Beyond the lag/log/stationary curve, populations differ systematically in how mortality is distributed across the lifespan. Three classic survivorship curves are recognised:
These patterns map onto the r-selected vs K-selected classification (paraphrased framework — beyond spec but commonly discussed in undergraduate ecology):
| Trait | r-selected | K-selected |
|---|---|---|
| Reproductive output | High | Low |
| Body size | Small | Large |
| Lifespan | Short | Long |
| Parental care | Minimal | Extensive |
| Habitat | Unstable / unpredictable | Stable |
r-selected species do well at the early, exponential stage of colonisation; K-selected species dominate stable, late-successional habitats. The framework links lesson 0 (population dynamics) to lesson 1 (succession).
A team monitored a newly-introduced population of Daphnia magna in an experimental pond over 30 weeks. Counts at 5-week intervals were: week 0 — 20; week 5 — 80; week 10 — 450; week 15 — 1,800; week 20 — 3,200; week 25 — 3,400; week 30 — 3,350.
Step 1 — Identify phase boundaries. Between weeks 0 and 5, growth is modest (×4) — the lag phase. Between weeks 5 and 15, growth is rapid (×~22) — the exponential phase. Between weeks 15 and 25, the rate of increase falls sharply and the population plateaus around 3,300–3,400 — the stationary phase. The carrying capacity K under these conditions is approximately 3,400 individuals.
Step 2 — Compute approximate per-capita growth rate (r). Between weeks 5 and 10 the population rose from 80 to 450, a factor of ~5.6 in 5 weeks. The continuous per-capita rate r ≈ ln(5.6)/5 ≈ 0.34 per week. This is the maximum r realised in the experiment; r is highest when N is small and limiting factors are weakest.
Step 3 — Suggest the limiting factor. Daphnia eat algae; as N approaches K, per-capita algal availability falls — classic intraspecific exploitation competition for food. Build-up of metabolic waste in a closed pond is a plausible additional density-dependent factor.
Step 4 — Predict the response to perturbation. Doubling the algal supply would shift K upward (K depends on the limiting resource); removing 50% of the population would trigger a renewed exponential phase until N approaches K again.
This style of structured reasoning — phase identification, parameter estimation, mechanism, prediction — is the A* template for any field-data interpretation question.
| Quantity | Symbol | Units | Typical magnitude |
|---|---|---|---|
| Population size | N | individuals | Variable |
| Per-capita growth rate | r | week⁻¹ or year⁻¹ | 0.01–10 depending on taxon |
| Carrying capacity | K | individuals per habitat | Species-and-habitat-specific |
| Doubling time during exponential | ln(2)/r | weeks or years | Hours (bacteria) to years (large mammals) |
| Survivorship-curve type | I, II, III | — | Maps to r/K-selected continuum |
| Limiting factor | Density-dependence | Mechanism |
|---|---|---|
| Intraspecific competition | Density-dependent | Per-capita resource share falls with N |
| Predation by specialist | Density-dependent | Functional and numerical responses |
| Disease | Density-dependent | Transmission ∝ contact rate ∝ N |
| Drought | Mostly density-independent | Whole-population effect |
| Fire | Density-independent | Whole-population effect |
| Frost | Density-independent | Whole-population effect |
Spec alignment.
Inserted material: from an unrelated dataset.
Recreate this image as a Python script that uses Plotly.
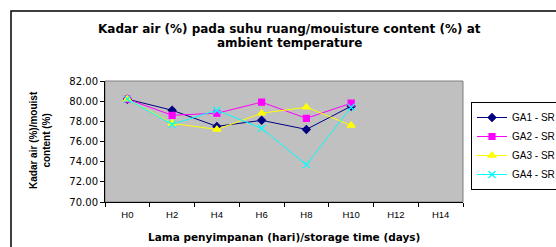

This lesson covers AQA 7402 Section 3.7.4 (populations in ecosystems) — see the official AQA specification document for exact wording. Synoptic links to Section 3.7.2 statistical analysis (chi-squared on dispersion data), Section 3.7.5 (succession and conservation), and Section 3.5.3 (energy transfer between trophic levels) are signposted above. Required Practical 11 (distribution of a species and statistical testing) is anchored in lesson 4 of this course.